Carlo Porqueddu, il mister del tennis cagliaritano: dalla Serie B alla top ten della Standard School

Carlo Porqueddu

Allenatore e fondatore dell’accademia “Quattro Mori Tennis Cagliari”, Carlo Porqueddu, 54 anni, racconta il percorso che gli ha permesso di diventare uno dei migliori allenatori di tennis sul territorio sardo.
A oggi, la sua accademia conta dodici squadre giovanili iscritte ai campionati regionali, due squadre in Serie C e quattro in Serie D.

Quando inizia e come finisce il tuo percorso nel mondo del tennis da atleta?

Ho iniziato a giocare all’età di otto anni con mio fratello.
Nel singolo, sono arrivato a giocare sino alla categoria B2.
Nella modalità a squadre ho avuto la possibilità di gareggiare in Serie B e A2 per le società TC Cagliari e Torres Sassari.
Al tramonto della mia carriera, all’età di trent’anni, ho vinto i campionati sardi assoluti.

Quando inizia il tuo percorso da mister e cosa ti ha spinto a perseguirlo?

Mi è sempre piaciuto l’ambiente del tennis sardo sin da quando ero giocatore.
Divento mister a tempo pieno a trent’anni, proprio l’anno del mio ritiro.
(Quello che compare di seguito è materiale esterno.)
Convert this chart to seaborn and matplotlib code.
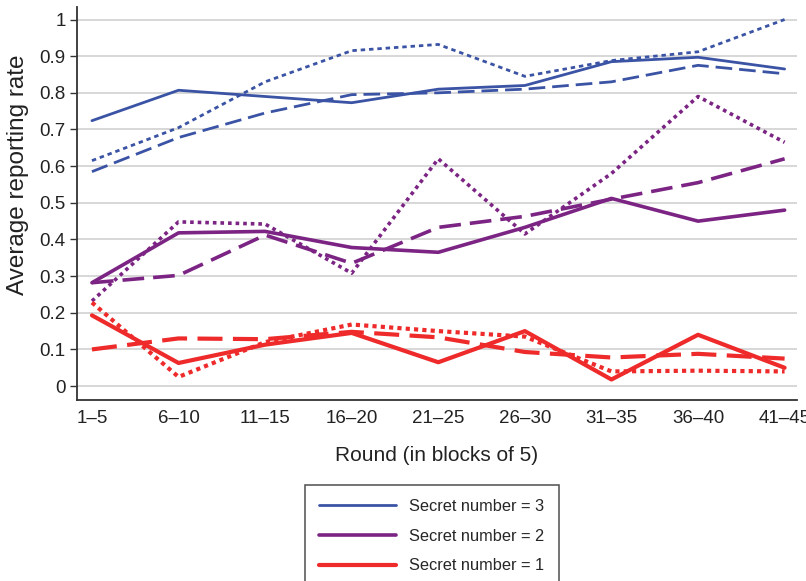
import matplotlib
matplotlib.use('Agg')
import matplotlib.pyplot as plt
from matplotlib.lines import Line2D
import pandas as pd
import seaborn as sns

rounds = ['1–5', '6–10', '11–15', '16–20', '21–25', '26–30', '31–35', '36–40', '41–45']

# secret number = 3
s3_solid = [0.724, 0.807, 0.790, 0.773, 0.810, 0.820, 0.885, 0.897, 0.865]
s3_dotted = [0.615, 0.705, 0.830, 0.915, 0.932, 0.845, 0.888, 0.912, 1.000]
s3_dashed = [0.585, 0.678, 0.745, 0.795, 0.800, 0.810, 0.830, 0.875, 0.852]
# secret number = 2
s2_solid = [0.282, 0.418, 0.422, 0.378, 0.365, 0.433, 0.512, 0.450, 0.480]
s2_dotted = [0.232, 0.448, 0.442, 0.308, 0.620, 0.415, 0.580, 0.790, 0.665]
s2_dashed = [0.282, 0.302, 0.412, 0.335, 0.433, 0.463, 0.510, 0.555, 0.620]
# secret number = 1
s1_solid = [0.193, 0.063, 0.113, 0.145, 0.065, 0.150, 0.018, 0.140, 0.050]
s1_dotted = [0.228, 0.025, 0.120, 0.168, 0.150, 0.135, 0.040, 0.042, 0.040]
s1_dashed = [0.100, 0.130, 0.128, 0.148, 0.133, 0.093, 0.078, 0.088, 0.075]

secrets = ['3', '2', '1']
colors = {'3': '#3a53a4', '2': '#7b2483', '1': '#ee2a2a'}
widths = {'3': 2.0, '2': 2.6, '1': 3.0}
series = {
    '3': {'solid': s3_solid, 'dotted': s3_dotted, 'dashed': s3_dashed},
    '2': {'solid': s2_solid, 'dotted': s2_dotted, 'dashed': s2_dashed},
    '1': {'solid': s1_solid, 'dotted': s1_dotted, 'dashed': s1_dashed},
}

rows = []
for s in secrets:
    for kind, vals in series[s].items():
        for i, v in enumerate(vals):
            rows.append({'round': i, 'rate': v, 'secret': s, 'kind': kind})
df = pd.DataFrame(rows)

sns.set_style('whitegrid')
plt.rcParams['font.family'] = ['Liberation Sans', 'DejaVu Sans']

fig = plt.figure(figsize=(8.06, 5.81), dpi=100)
ax = fig.add_axes([0.0955, 0.3115, 0.893, 0.677])

dash_sets = {
    '3': {'solid': '', 'dotted': (1.6, 1.4), 'dashed': (6, 2.5)},
    '2': {'solid': '', 'dotted': (1.0, 1.1), 'dashed': (6, 2.5)},
    '1': {'solid': '', 'dotted': (1.0, 1.0), 'dashed': (6, 2.5)},
}

for s in secrets:
    sub = df[df['secret'] == s]
    sns.lineplot(data=sub, x='round', y='rate', style='kind',
                 style_order=['solid', 'dotted', 'dashed'],
                 dashes=dash_sets[s], color=colors[s],
                 linewidth=widths[s], legend=False, ax=ax)

ax.set_xlim(-0.173, 8.14)
ax.set_ylim(-0.038, 1.035)
ax.set_xticks(range(len(rounds)))
ax.set_xticklabels(rounds)
ax.set_yticks([0, 0.1, 0.2, 0.3, 0.4, 0.5, 0.6, 0.7, 0.8, 0.9, 1.0])
ax.set_yticklabels(['0', '0.1', '0.2', '0.3', '0.4', '0.5', '0.6', '0.7', '0.8', '0.9', '1'])
ax.tick_params(axis='y', length=5, width=1, color='#333333', labelsize=13.5, labelcolor='#222222', pad=3, left=True)
ax.tick_params(axis='x', length=0, labelsize=13.5, labelcolor='#222222', pad=7)

ax.grid(axis='x', visible=False)
ax.grid(axis='y', color='#d4d4d4', linewidth=1.3)
for side in ['top', 'right']:
    ax.spines[side].set_visible(False)
for side in ['left', 'bottom']:
    ax.spines[side].set_visible(True)
    ax.spines[side].set_color('#333333')
    ax.spines[side].set_linewidth(1.3)

ax.set_xlabel('Round (in blocks of 5)', fontsize=15, color='#222222')
ax.set_ylabel('Average reporting rate', fontsize=17.5, color='#222222')
ax.xaxis.set_label_coords(0.5, -0.118)
ax.yaxis.set_label_coords(-0.066, 0.573)

handles = [Line2D([0], [0], color=colors[s], linewidth=widths[s]) for s in secrets]
labels = ['Secret number = ' + s for s in secrets]
leg = fig.legend(handles, labels, loc='upper center', bbox_to_anchor=(0.536, 1 - 485 / 581),
                 frameon=True, fancybox=False, edgecolor='#333333', fontsize=11.8,
                 handlelength=4.7, handletextpad=0.8, labelspacing=0.9,
                 borderpad=0.85, borderaxespad=0)
leg.get_frame().set_linewidth(1.2)

fig.savefig('out.png', dpi=100)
La voglia di tirare fuori il massimo potenziale sportivo dei miei ragazzi è tutto ciò che mi ha sempre spinto in questo percorso.
Il settore giovanile dell’accademia Quattro Mori Cagliari si è classificato per due anni di fila nella top ten della categoria “Standard School.”

“Il tennis è uno sport solo per ricchi”, trovi delle verità in questa frase?

Iniziare a giocare a tennis non è costoso.
Comincia a essere dispendioso quando l’atleta raggiunge un numero di competizioni elevato.
Nei costi incidono le iscrizioni ai tornei in Penisola, all’estero e le spese di viaggio.
Un ragazzo sceglie tendezialmente la strada del professionismo nella fascia 14-18 anni.
Le famiglie incidono tanto nel percorso sportivo dei giovani tennisti.
In molti casi, i giovani atleti decidono di abbandonare la scuola per avere più tempo da dedicare allo sport.
Non tutte le famiglie hanno le disponibilità economiche per iscrivere il proprio figlio nelle migliori accademie che ha il nostro Paese.
La federazione FITP diventa un supporto economico dal momento che il tennista dimostra di essere un grande talento.
Per vivere di tennis, bisogna arrivare tra i primi 50-100 giocatori al mondo. Sotto quel livello, le spese da sostenere non permettono di avere una vita agiata.

Con l’ascesa di Sinner, il tennis è diventato il secondo sport più seguito in Italia: è una moda passeggera o un consolidamento del precedente seguito?

Prima del caso Sinner, il tennis aveva già una grande visibilità nel professionismo femminile.
Nel tennis maschile c’erano già Berrettini, Musetti e Fognini che non hanno però mai raggiunto i livelli di Jannik.
Sinner ha portato sicuramente maggiore credibilità e orgoglio nazionale.

Ci sono tennisti sardi che pensi possano arrivare ai massimi livelli?

La Sardegna ha avuto per molto tempo giocatori con un potenziale molto alto.
L’Isola si è però dimostrata un grosso limite per le poche possibilità di confronto con le altre regioni e le grandi città adiacenti.
Un esempio di grande talento è sicuramente Lorenzo Carboni, classe 2005 di Alghero.
Si è trasferito a Bordighera nell’accademia “Piatti Center” in cui si è allenato anche Jannik Sinner.

Da allenatore del settore giovanile, che responsabilità e obbiettivi senti di avere verso i tuoi ragazzi?

Quando ho deciso di fare il maestro avevo due scelte: fare l’allenatore di giocatori già formati o all’interno del settore giovanile di un’associazione sportiva.
Ho scelto la seconda.
Con la mia accademia ho un grande senso di responsabilità sull’educazione mentale e tecnica dei ragazzi.
Il mio più grande obiettivo è aiutare e formare più atleti possibili affinché possano continuare la strada agonistica al massimo delle loro possibilità.